__RECORDED INFORMATION__
>>>>

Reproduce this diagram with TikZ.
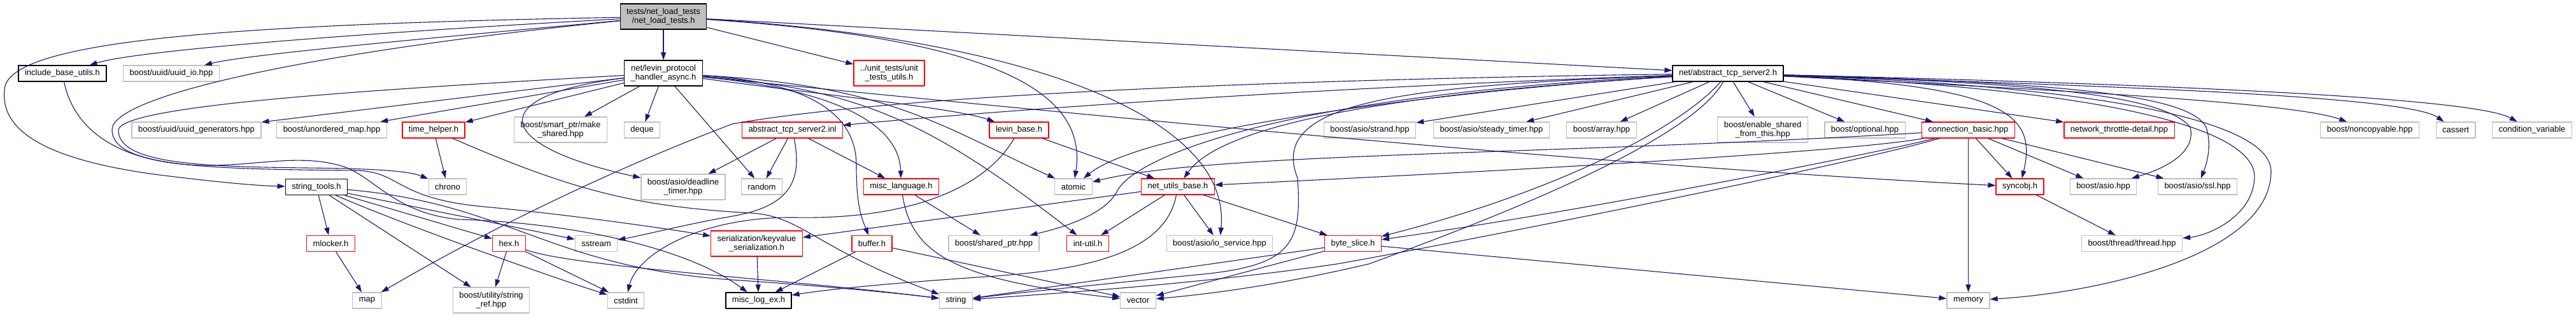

<<<<
>>>>

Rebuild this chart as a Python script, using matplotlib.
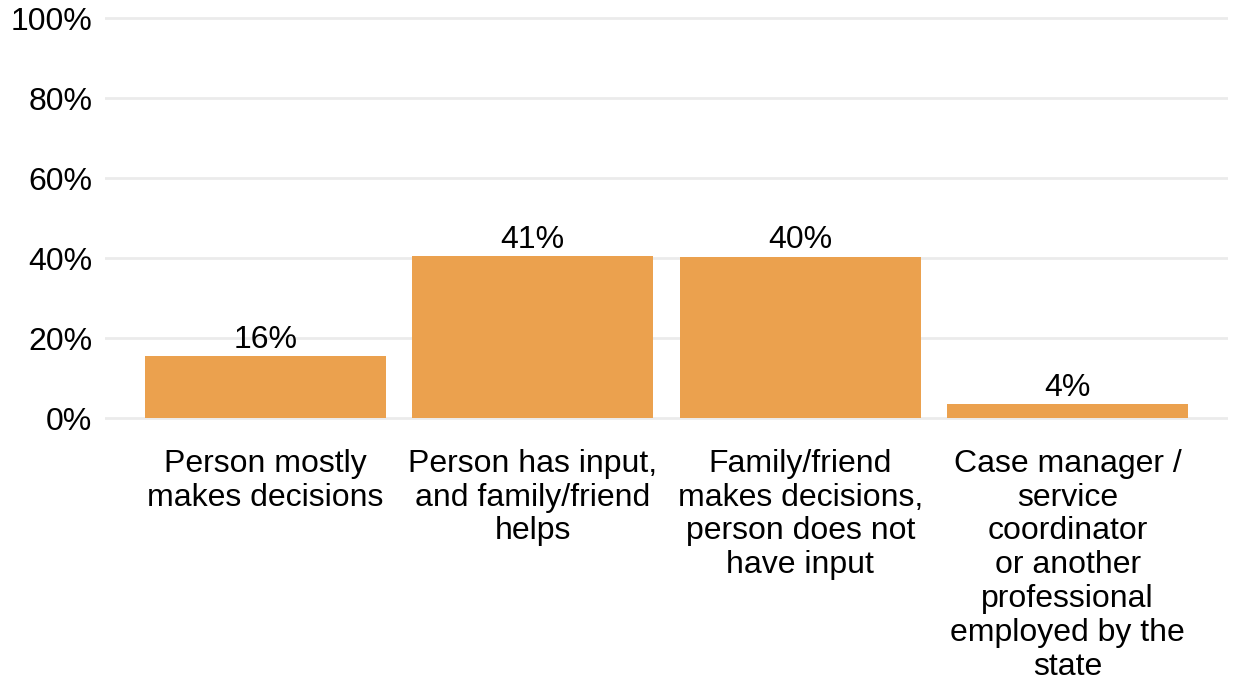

<<<<
>>>>

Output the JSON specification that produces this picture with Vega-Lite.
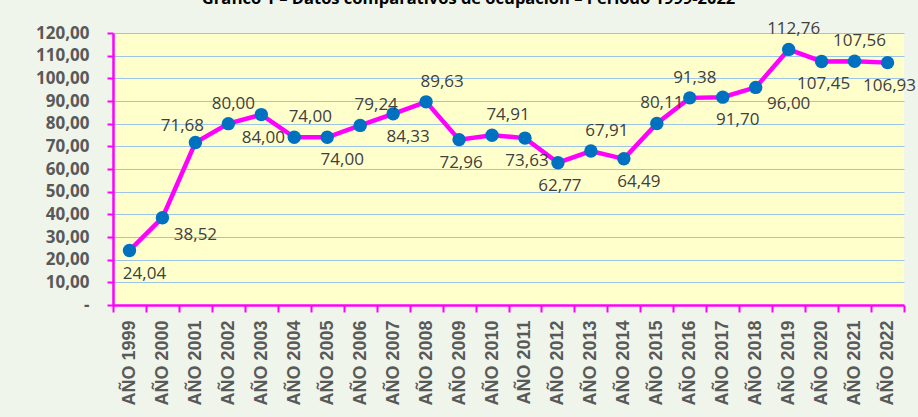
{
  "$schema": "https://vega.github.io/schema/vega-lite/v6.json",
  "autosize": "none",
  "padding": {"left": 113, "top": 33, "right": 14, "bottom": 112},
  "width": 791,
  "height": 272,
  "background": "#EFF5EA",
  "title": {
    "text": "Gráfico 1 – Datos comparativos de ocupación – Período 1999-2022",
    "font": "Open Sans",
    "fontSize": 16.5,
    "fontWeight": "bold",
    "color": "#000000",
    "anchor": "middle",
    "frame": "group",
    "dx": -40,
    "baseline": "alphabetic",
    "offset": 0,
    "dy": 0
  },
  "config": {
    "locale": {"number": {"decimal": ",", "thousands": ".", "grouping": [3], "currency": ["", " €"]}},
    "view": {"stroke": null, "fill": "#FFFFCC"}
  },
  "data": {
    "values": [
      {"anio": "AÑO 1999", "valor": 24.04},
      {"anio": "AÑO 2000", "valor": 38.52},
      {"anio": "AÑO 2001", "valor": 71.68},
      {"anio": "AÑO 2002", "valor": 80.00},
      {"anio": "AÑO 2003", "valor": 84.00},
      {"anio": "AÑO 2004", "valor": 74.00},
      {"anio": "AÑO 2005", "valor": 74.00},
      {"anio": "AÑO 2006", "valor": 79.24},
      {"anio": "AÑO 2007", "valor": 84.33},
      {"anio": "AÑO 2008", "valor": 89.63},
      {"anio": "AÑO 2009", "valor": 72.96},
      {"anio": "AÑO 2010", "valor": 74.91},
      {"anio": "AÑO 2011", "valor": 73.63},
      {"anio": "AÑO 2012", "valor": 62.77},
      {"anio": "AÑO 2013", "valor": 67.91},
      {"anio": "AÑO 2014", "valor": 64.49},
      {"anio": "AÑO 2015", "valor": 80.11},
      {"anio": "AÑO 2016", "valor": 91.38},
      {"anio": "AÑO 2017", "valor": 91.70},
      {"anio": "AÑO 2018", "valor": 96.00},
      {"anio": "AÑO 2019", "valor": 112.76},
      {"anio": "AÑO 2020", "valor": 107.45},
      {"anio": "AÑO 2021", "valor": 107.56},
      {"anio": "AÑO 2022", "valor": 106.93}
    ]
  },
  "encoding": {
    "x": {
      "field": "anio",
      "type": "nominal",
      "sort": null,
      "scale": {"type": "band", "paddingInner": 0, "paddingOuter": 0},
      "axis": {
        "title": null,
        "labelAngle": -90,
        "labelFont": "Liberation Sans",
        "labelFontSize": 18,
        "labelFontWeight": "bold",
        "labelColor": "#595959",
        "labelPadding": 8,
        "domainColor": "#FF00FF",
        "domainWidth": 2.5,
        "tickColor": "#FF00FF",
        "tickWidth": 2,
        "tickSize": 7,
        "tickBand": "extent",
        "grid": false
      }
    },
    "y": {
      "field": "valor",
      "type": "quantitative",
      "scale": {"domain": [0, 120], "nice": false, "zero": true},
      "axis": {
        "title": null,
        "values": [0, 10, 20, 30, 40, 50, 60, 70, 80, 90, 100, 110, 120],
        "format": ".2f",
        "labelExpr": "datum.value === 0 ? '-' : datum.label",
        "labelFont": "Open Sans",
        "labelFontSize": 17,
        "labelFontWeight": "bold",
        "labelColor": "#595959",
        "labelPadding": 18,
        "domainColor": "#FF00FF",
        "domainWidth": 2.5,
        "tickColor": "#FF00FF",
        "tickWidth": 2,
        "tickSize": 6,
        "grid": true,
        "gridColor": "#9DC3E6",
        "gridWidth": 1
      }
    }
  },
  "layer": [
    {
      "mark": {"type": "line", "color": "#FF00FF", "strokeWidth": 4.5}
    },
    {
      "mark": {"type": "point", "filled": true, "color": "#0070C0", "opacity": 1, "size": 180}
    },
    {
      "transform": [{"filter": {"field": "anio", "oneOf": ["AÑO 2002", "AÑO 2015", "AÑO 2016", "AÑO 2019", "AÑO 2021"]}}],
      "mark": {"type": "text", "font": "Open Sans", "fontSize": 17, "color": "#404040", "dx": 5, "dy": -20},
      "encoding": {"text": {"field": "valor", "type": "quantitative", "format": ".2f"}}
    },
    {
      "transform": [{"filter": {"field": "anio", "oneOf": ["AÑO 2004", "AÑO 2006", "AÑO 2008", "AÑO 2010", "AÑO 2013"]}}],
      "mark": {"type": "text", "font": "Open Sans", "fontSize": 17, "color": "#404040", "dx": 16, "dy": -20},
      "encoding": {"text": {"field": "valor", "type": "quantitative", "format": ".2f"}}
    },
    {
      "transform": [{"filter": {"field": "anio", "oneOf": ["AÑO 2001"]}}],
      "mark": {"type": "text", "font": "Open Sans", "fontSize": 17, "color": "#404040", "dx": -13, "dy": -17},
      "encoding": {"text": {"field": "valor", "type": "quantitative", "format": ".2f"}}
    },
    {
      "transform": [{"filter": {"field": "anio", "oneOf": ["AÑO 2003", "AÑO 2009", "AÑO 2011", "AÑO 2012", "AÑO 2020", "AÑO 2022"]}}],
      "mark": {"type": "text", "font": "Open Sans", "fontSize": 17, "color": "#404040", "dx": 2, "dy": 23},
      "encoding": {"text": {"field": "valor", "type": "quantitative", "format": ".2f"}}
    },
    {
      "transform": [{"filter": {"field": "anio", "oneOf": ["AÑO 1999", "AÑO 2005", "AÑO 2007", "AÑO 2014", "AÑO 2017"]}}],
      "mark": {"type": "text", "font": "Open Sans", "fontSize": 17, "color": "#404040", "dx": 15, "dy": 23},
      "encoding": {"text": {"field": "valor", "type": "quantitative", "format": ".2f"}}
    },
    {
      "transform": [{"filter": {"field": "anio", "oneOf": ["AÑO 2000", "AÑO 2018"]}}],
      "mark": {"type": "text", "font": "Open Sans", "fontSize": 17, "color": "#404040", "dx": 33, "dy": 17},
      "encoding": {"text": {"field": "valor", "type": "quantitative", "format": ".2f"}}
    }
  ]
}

<<<<

__OBJECTIVE__
Pick out each line above that includes "this" and show it.

__RESPONSE TO THE TASK__
Reproduce this diagram with TikZ.
Rebuild this chart as a Python script, using matplotlib.
Output the JSON specification that produces this picture with Vega-Lite.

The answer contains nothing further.